All of the data should be output character for character, except the pictures.
# # # #
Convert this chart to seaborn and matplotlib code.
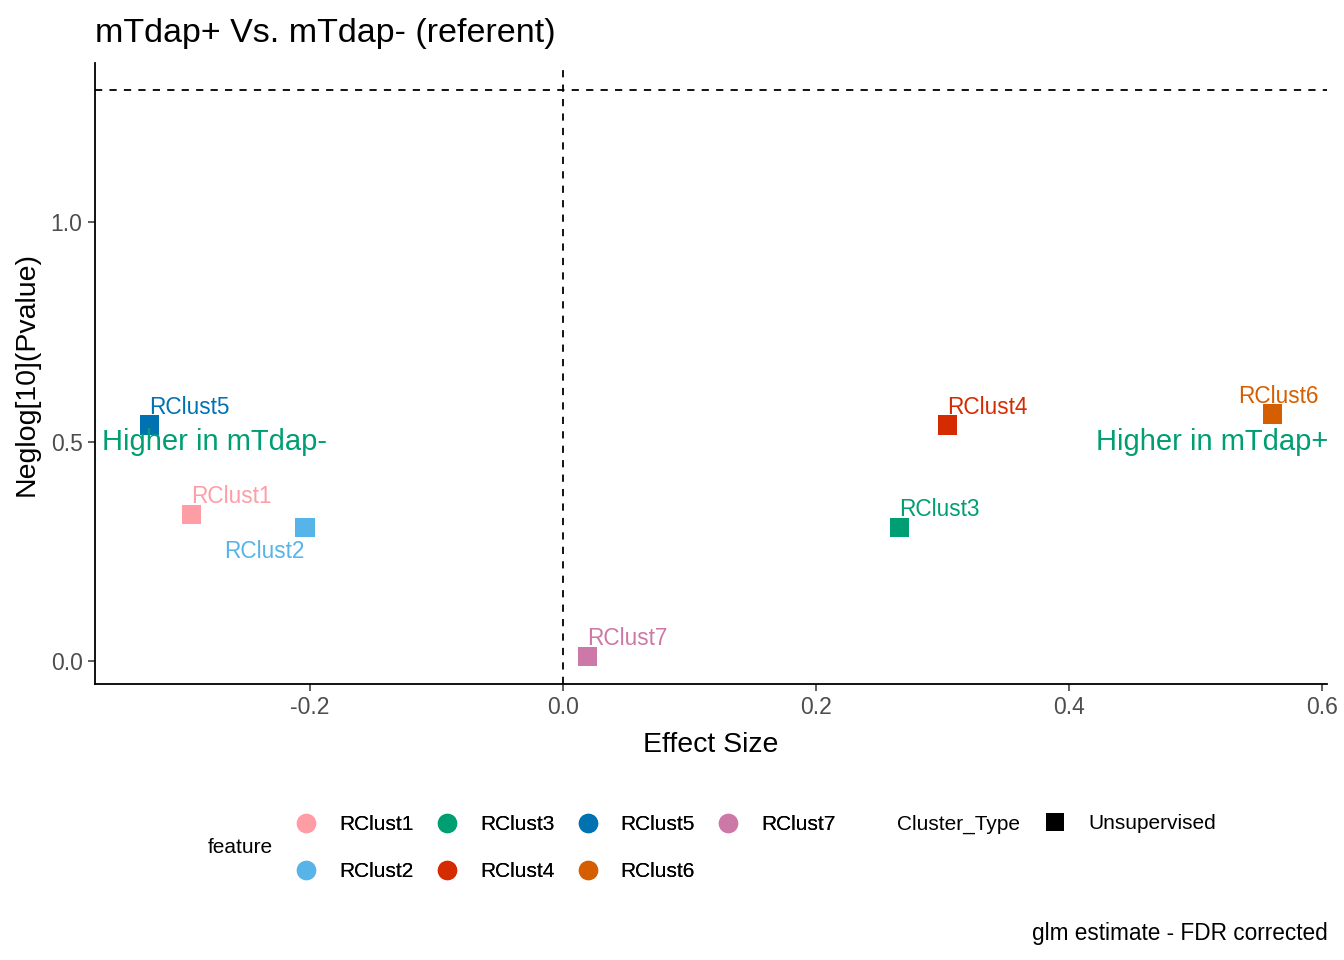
import pandas as pd
import matplotlib.pyplot as plt
import seaborn as sns
from matplotlib.lines import Line2D

# values
features = ["RClust1", "RClust2", "RClust3", "RClust4", "RClust5", "RClust6", "RClust7"]
effect_size = [-0.294, -0.204, 0.266, 0.304, -0.327, 0.561, 0.019]
neglog_p = [0.335, 0.305, 0.305, 0.538, 0.538, 0.563, 0.011]
colors = ["#FF9DA7", "#56B4E9", "#009E73", "#D52B00", "#0072B2", "#D55E00", "#CC79A7"]
x_ticks = [-0.2, 0.0, 0.2, 0.4, 0.6]
y_ticks = [0.0, 0.5, 1.0]

# label offsets in pixels (dx, dy, ha), ggrepel-like placement
label_pos = {
    "RClust1": (0, 18, "left"),
    "RClust2": (0, -24, "right"),
    "RClust3": (0, 18, "left"),
    "RClust4": (0, 18, "left"),
    "RClust5": (0, 18, "left"),
    "RClust6": (6, 18, "center"),
    "RClust7": (0, 18, "left"),
}

FONT = ["Liberation Sans", "DejaVu Sans"]


def main():
    df = pd.DataFrame({"feature": features, "effect": effect_size, "neglog": neglog_p})
    palette = dict(zip(features, colors))

    sns.set_style("white")
    plt.rcParams["font.family"] = FONT
    plt.rcParams["text.color"] = "black"
    plt.rcParams["axes.labelcolor"] = "black"

    fig = plt.figure(figsize=(13.44, 9.6), dpi=100)
    ax = fig.add_axes([0.0707, 0.2875, 0.9167, 0.6465])

    ax.axhline(1.301, color="black", linestyle=(0, (4, 4)), linewidth=1.3, zorder=1)
    ax.axvline(0, color="black", linestyle=(0, (4, 4)), linewidth=1.3, zorder=1)

    sns.scatterplot(data=df, x="effect", y="neglog", hue="feature", palette=palette,
                    marker="s", s=190, linewidth=0, legend=False, ax=ax, zorder=3)

    for f, x, y in zip(features, effect_size, neglog_p):
        dx, dy, ha = label_pos[f]
        ax.annotate(f, (x, y), xytext=(dx * 0.72, dy * 0.72), textcoords="offset points",
                    ha=ha, va="center", fontsize=16.3, color=palette[f], zorder=4)

    ax.text(0.006, 0.5, "Higher in mTdap-", transform=ax.get_yaxis_transform(),
            ha="left", va="center", fontsize=21, color="#009E73", zorder=5)
    ax.text(1.001, 0.5, "Higher in mTdap+", transform=ax.get_yaxis_transform(),
            ha="right", va="center", fontsize=21, color="#009E73", zorder=5)

    ax.set_xlim(-0.370, 0.604)
    ax.set_ylim(-0.052, 1.362)
    ax.set_xticks(x_ticks)
    ax.set_yticks(y_ticks)
    ax.set_xticklabels([f"{t:.1f}" for t in x_ticks])
    ax.set_yticklabels([f"{t:.1f}" for t in y_ticks])
    ax.tick_params(axis="both", direction="out", length=5, width=1.1, color="#333333",
                   labelsize=16.5, labelcolor="#4D4D4D", left=True, bottom=True, pad=4)
    for side in ["top", "right"]:
        ax.spines[side].set_visible(False)
    for side in ["left", "bottom"]:
        ax.spines[side].set_color("black")
        ax.spines[side].set_linewidth(1.3)

    ax.set_xlabel("Effect Size", fontsize=20.5, labelpad=9)
    ax.set_ylabel("Neglog[10](Pvalue)", fontsize=20.5, labelpad=8)
    fig.text(0.0707, 0.965, "mTdap+ Vs. mTdap- (referent)", fontsize=24.5,
             ha="left", va="center")

    # legends
    handles = [Line2D([], [], marker="o", linestyle="none", markersize=14,
                      markerfacecolor=palette[f], markeredgewidth=0, label=f) for f in features]
    leg1 = fig.legend(handles=handles, ncol=4, loc="center left",
                      bbox_to_anchor=(0.2187, 0.1167), frameon=False, fontsize=15,
                      handletextpad=0.98, columnspacing=1.0, labelspacing=1.35,
                      handlelength=1.2, borderpad=0, borderaxespad=0)
    fig.text(0.1548, 0.1167, "feature", fontsize=15, ha="left", va="center")

    sq = [Line2D([], [], marker="s", linestyle="none", markersize=13,
                 markerfacecolor="black", markeredgewidth=0, label="Unsupervised")]
    fig.legend(handles=sq, loc="center left", bbox_to_anchor=(0.7757, 0.1417),
               frameon=False, fontsize=15, handletextpad=1.0, handlelength=1.2,
               borderpad=0, borderaxespad=0)
    fig.text(0.6674, 0.1417, "Cluster_Type", fontsize=15, ha="left", va="center")
    fig.add_artist(leg1)

    fig.text(0.988, 0.028, "glm estimate - FDR corrected", fontsize=16.3,
             ha="right", va="center")

    fig.savefig("out.png", dpi=100)
    plt.close(fig)


if __name__ == "__main__":
    main()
# # # #
> [Task answer]:
Convert this chart to seaborn and matplotlib code.
import pandas as pd
import matplotlib.pyplot as plt
import seaborn as sns
from matplotlib.lines import Line2D

# values
features = ["RClust1", "RClust2", "RClust3", "RClust4", "RClust5", "RClust6", "RClust7"]
effect_size = [-0.294, -0.204, 0.266, 0.304, -0.327, 0.561, 0.019]
neglog_p = [0.335, 0.305, 0.305, 0.538, 0.538, 0.563, 0.011]
colors = ["#FF9DA7", "#56B4E9", "#009E73", "#D52B00", "#0072B2", "#D55E00", "#CC79A7"]
x_ticks = [-0.2, 0.0, 0.2, 0.4, 0.6]
y_ticks = [0.0, 0.5, 1.0]

# label offsets in pixels (dx, dy, ha), ggrepel-like placement
label_pos = {
    "RClust1": (0, 18, "left"),
    "RClust2": (0, -24, "right"),
    "RClust3": (0, 18, "left"),
    "RClust4": (0, 18, "left"),
    "RClust5": (0, 18, "left"),
    "RClust6": (6, 18, "center"),
    "RClust7": (0, 18, "left"),
}

FONT = ["Liberation Sans", "DejaVu Sans"]


def main():
    df = pd.DataFrame({"feature": features, "effect": effect_size, "neglog": neglog_p})
    palette = dict(zip(features, colors))

    sns.set_style("white")
    plt.rcParams["font.family"] = FONT
    plt.rcParams["text.color"] = "black"
    plt.rcParams["axes.labelcolor"] = "black"

    fig = plt.figure(figsize=(13.44, 9.6), dpi=100)
    ax = fig.add_axes([0.0707, 0.2875, 0.9167, 0.6465])

    ax.axhline(1.301, color="black", linestyle=(0, (4, 4)), linewidth=1.3, zorder=1)
    ax.axvline(0, color="black", linestyle=(0, (4, 4)), linewidth=1.3, zorder=1)

    sns.scatterplot(data=df, x="effect", y="neglog", hue="feature", palette=palette,
                    marker="s", s=190, linewidth=0, legend=False, ax=ax, zorder=3)

    for f, x, y in zip(features, effect_size, neglog_p):
        dx, dy, ha = label_pos[f]
        ax.annotate(f, (x, y), xytext=(dx * 0.72, dy * 0.72), textcoords="offset points",
                    ha=ha, va="center", fontsize=16.3, color=palette[f], zorder=4)

    ax.text(0.006, 0.5, "Higher in mTdap-", transform=ax.get_yaxis_transform(),
            ha="left", va="center", fontsize=21, color="#009E73", zorder=5)
    ax.text(1.001, 0.5, "Higher in mTdap+", transform=ax.get_yaxis_transform(),
            ha="right", va="center", fontsize=21, color="#009E73", zorder=5)

    ax.set_xlim(-0.370, 0.604)
    ax.set_ylim(-0.052, 1.362)
    ax.set_xticks(x_ticks)
    ax.set_yticks(y_ticks)
    ax.set_xticklabels([f"{t:.1f}" for t in x_ticks])
    ax.set_yticklabels([f"{t:.1f}" for t in y_ticks])
    ax.tick_params(axis="both", direction="out", length=5, width=1.1, color="#333333",
                   labelsize=16.5, labelcolor="#4D4D4D", left=True, bottom=True, pad=4)
    for side in ["top", "right"]:
        ax.spines[side].set_visible(False)
    for side in ["left", "bottom"]:
        ax.spines[side].set_color("black")
        ax.spines[side].set_linewidth(1.3)

    ax.set_xlabel("Effect Size", fontsize=20.5, labelpad=9)
    ax.set_ylabel("Neglog[10](Pvalue)", fontsize=20.5, labelpad=8)
    fig.text(0.0707, 0.965, "mTdap+ Vs. mTdap- (referent)", fontsize=24.5,
             ha="left", va="center")

    # legends
    handles = [Line2D([], [], marker="o", linestyle="none", markersize=14,
                      markerfacecolor=palette[f], markeredgewidth=0, label=f) for f in features]
    leg1 = fig.legend(handles=handles, ncol=4, loc="center left",
                      bbox_to_anchor=(0.2187, 0.1167), frameon=False, fontsize=15,
                      handletextpad=0.98, columnspacing=1.0, labelspacing=1.35,
                      handlelength=1.2, borderpad=0, borderaxespad=0)
    fig.text(0.1548, 0.1167, "feature", fontsize=15, ha="left", va="center")

    sq = [Line2D([], [], marker="s", linestyle="none", markersize=13,
                 markerfacecolor="black", markeredgewidth=0, label="Unsupervised")]
    fig.legend(handles=sq, loc="center left", bbox_to_anchor=(0.7757, 0.1417),
               frameon=False, fontsize=15, handletextpad=1.0, handlelength=1.2,
               borderpad=0, borderaxespad=0)
    fig.text(0.6674, 0.1417, "Cluster_Type", fontsize=15, ha="left", va="center")
    fig.add_artist(leg1)

    fig.text(0.988, 0.028, "glm estimate - FDR corrected", fontsize=16.3,
             ha="right", va="center")

    fig.savefig("out.png", dpi=100)
    plt.close(fig)


if __name__ == "__main__":
    main()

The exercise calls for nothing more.